Арсеньева стала клясться, что по отношению к зятю у нее нет никакого коварства, но Мария Михайловна настаивала:
— Умоляю вас, маменька, дайте обещание: ежели меня не станет, вы полюбите Юрия Петровича, как родного сына.
— Что ты болтаешь, друг мой! Я же умру раньше тебя. А что касается Юрия Петровича, так я всегда относилась к нему хорошо — и денег давала, и всем столичным родным представила как зятя…
Мария Михайловна ее перебила:
— Поклянитесь, маменька! Помните: он меня любит… Я чувствую, что умираю. А Мишу не покиньте своей заботой — ведь он вам внук родной!
Глаза Арсеньевой блеснули:
— Люблю Мишеньку, истинный бог! До последнего дыхания буду его беречь.
— Любите его всегда, маменька…
Голос Марии Михайловны пресекся. Она смотрела в детскую на сына, и молчаливый укоризненный взгляд ее показывал, что она еще хочет что-то сказать, но голос ее снова прервался. Наконец она вытребовала обещание: Арсеньева поклялась, что в случае смерти Марии Михайловны она положит все силы на воспитание ребенка.
Но нет, нужно другое: ей необходимо вылечиться! Немедля же Юрию Петровичу было послано извещение о том, что Мария Михайловна серьезно больна, и он вскоре приехал из Москвы в Тарханы в сопровождении врача.

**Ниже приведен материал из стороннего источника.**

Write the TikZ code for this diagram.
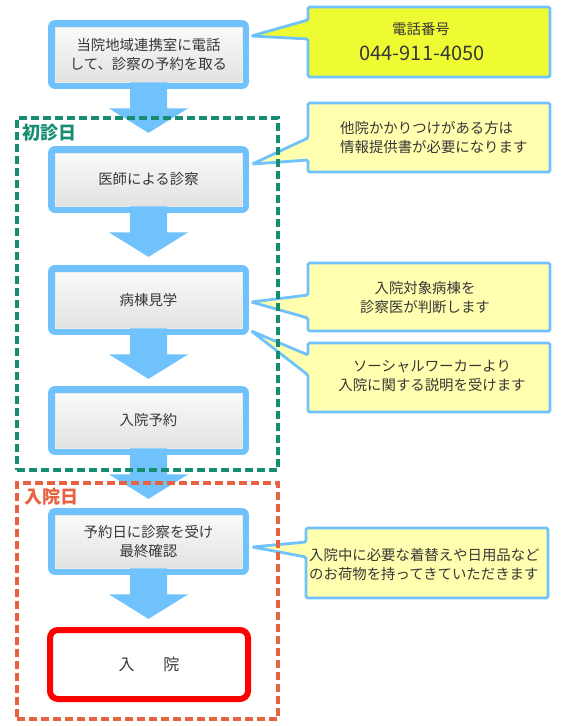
\documentclass[tikz,border=0pt]{standalone}
\usepackage{fontspec}
\setmainfont{Noto Sans CJK JP}
\usetikzlibrary{calc,backgrounds}
\definecolor{boxblue}{RGB}{112,194,252}
\definecolor{gtop}{RGB}{250,250,250}
\definecolor{gbot}{RGB}{226,226,226}
\definecolor{gline}{RGB}{236,236,236}
\definecolor{ybright}{RGB}{238,250,50}
\definecolor{ypale}{RGB}{255,255,175}
\definecolor{grn}{RGB}{22,140,112}
\definecolor{org}{RGB}{230,98,64}
\definecolor{redb}{RGB}{255,0,0}
\definecolor{txt}{RGB}{55,55,55}
\newcommand\bodyfont{\fontsize{14.4}{19}\selectfont}
\newcommand\blockdown[1]{\fill[boxblue] (#1.south) ++(-18.5,0) -- ++(0,26) -- ++(-21,0) -- ++(39.5,24.5) -- ++(39.5,-24.5) -- ++(-21,0) -- ++(0,-26) -- cycle;}
\tikzset{
  stepbox/.style={minimum width=187pt, minimum height=55pt, inner sep=0pt, align=center,
    font=\bodyfont, text=txt, top color=gtop, bottom color=gbot, draw=gline, line width=0.8pt,
    preaction={draw=boxblue, fill=boxblue, line width=14pt, line join=round}},
  endbox/.style={minimum width=198pt, minimum height=69pt, inner sep=0pt, draw=redb, fill=white,
    line width=6pt, rounded corners=8pt, font=\fontsize{16}{20}\selectfont, text=txt},
  cframe/.style={minimum width=242pt, inner sep=0pt, outer sep=0pt},
  cout/.style={draw=boxblue, line width=2.8pt, line join=miter, rounded corners=1.5pt},
  ctext/.style={font=\bodyfont, text=txt, inner sep=0pt},
  frame/.style={minimum width=261pt, inner sep=0pt, outer sep=0pt, line width=3.6pt, dash pattern=on 8pt off 4pt},
  lbl/.style={font=\fontsize{18}{22}\selectfont\bfseries, inner sep=0pt, anchor=west}
}
\begin{document}
\begin{tikzpicture}[x=1pt,y=-1pt]
\useasboundingbox (0,0) rectangle (563,726);
% flow boxes
\node[stepbox] (b1) at (148.5,54.5) {当院地域連携室に電話\\して、診察の予約を取る};
\node[stepbox, minimum height=53pt] (b2) at (148.5,179.5) {医師による診察};
\node[stepbox, minimum height=56pt] (b3) at (148.5,300) {病棟見学};
\node[stepbox] (b4) at (148.5,420.5) {入院予約};
\node[stepbox, minimum height=53pt] (b5) at (148.5,541.5) {予約日に診察を受け\\最終確認};
\node[endbox] (b6) at (149,664.5) {入\hspace{29pt}院};
% callout frames
\node[cframe, minimum height=70pt] (c1) at (429,42) {};
\node[cframe, minimum height=69pt] (c2) at (429,137.5) {};
\node[cframe, minimum height=68pt] (c3) at (429,297) {};
\node[cframe, minimum height=69pt] (c4) at (429,377.5) {};
\node[cframe, minimum height=70pt] (c5) at (427,563) {};
\begin{pgfonlayer}{background}
\fill[white] (0,0) rectangle (563,726);
\draw[cout, fill=ybright] (c1.north west) -- (c1.north east) -- (c1.south east) -- (c1.south west) -- ($(c1.north west)+(0,32)$) -- ($(b1.east)+(9,-18.5)$) -- ($(c1.north west)+(0,13)$) -- cycle;
\draw[cout, fill=ypale] (c2.north west) -- (c2.north east) -- (c2.south east) -- (c2.south west) -- ($(c2.north west)+(0,57)$) -- ($(b2.east)+(10,-15.5)$) -- ($(c2.north west)+(0,35)$) -- cycle;
\draw[cout, fill=ypale] (c3.north west) -- (c3.north east) -- (c3.south east) -- (c3.south west) -- ($(c3.north west)+(0,55)$) -- ($(b3.east)+(9,2)$) -- ($(c3.north west)+(0,32)$) -- cycle;
\draw[cout, fill=ypale] (c4.north west) -- (c4.north east) -- (c4.south east) -- (c4.south west) -- ($(c4.north west)+(0,32)$) -- ($(b3.east)+(9,31)$) -- ($(c4.north west)+(0,12)$) -- cycle;
\draw[cout, fill=ypale] (c5.north west) -- (c5.north east) -- (c5.south east) -- (c5.south west) -- ($(c5.north west)+(0,29)$) -- ($(b5.east)+(10,5.5)$) -- ($(c5.north west)+(0,14)$) -- cycle;
\end{pgfonlayer}
% callout texts
\node[ctext] (t1a) at (421,29) {電話番号};
\node[ctext, font=\fontsize{20}{24}\selectfont] (t1b) at (422,53) {044-911-4050};
\node[ctext, anchor=west, align=left] (t2) at (340,137.5) {他院かかりつけがある方は\\情報提供書が必要になります};
\node[ctext, align=center] (t3) at (425,298) {入院対象病棟を\\診察医が判断します};
\node[ctext, align=center] (t4) at (432,376) {ソーシャルワーカーより\\入院に関する説明を受けます};
\node[ctext, anchor=west, align=left] (t5) at (309,564.5) {入院中に必要な着替えや日用品など\\のお荷物を持ってきていただきます};
% arrows
\blockdown{b1}
\blockdown{b2}
\blockdown{b3}
\blockdown{b4}
\blockdown{b5}
% dashed frames
\node[frame, draw=grn, minimum height=352pt] (g) at (147.5,294) {};
\node[frame, draw=org, minimum height=236pt] (o) at (147.5,601) {};
\node[lbl, text=grn] (gl) at ($(g.north west)+(5,15)$) {初診日};
\node[lbl, text=org] (ol) at ($(o.north west)+(7,14)$) {入院日};
\end{tikzpicture}
\end{document}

Юрий Петрович приехал и ахнул. Не сумев скрыть свое отчаяние, он зарыдал, обнимая жену. Стоя на коленях, он казнил себя за то, что так долго отсутствовал. Мария Михайловна тотчас же встала, приоделась, обедала со всеми в столовой. Елизавета Алексеевна изумилась: куда девалась ее болезнь?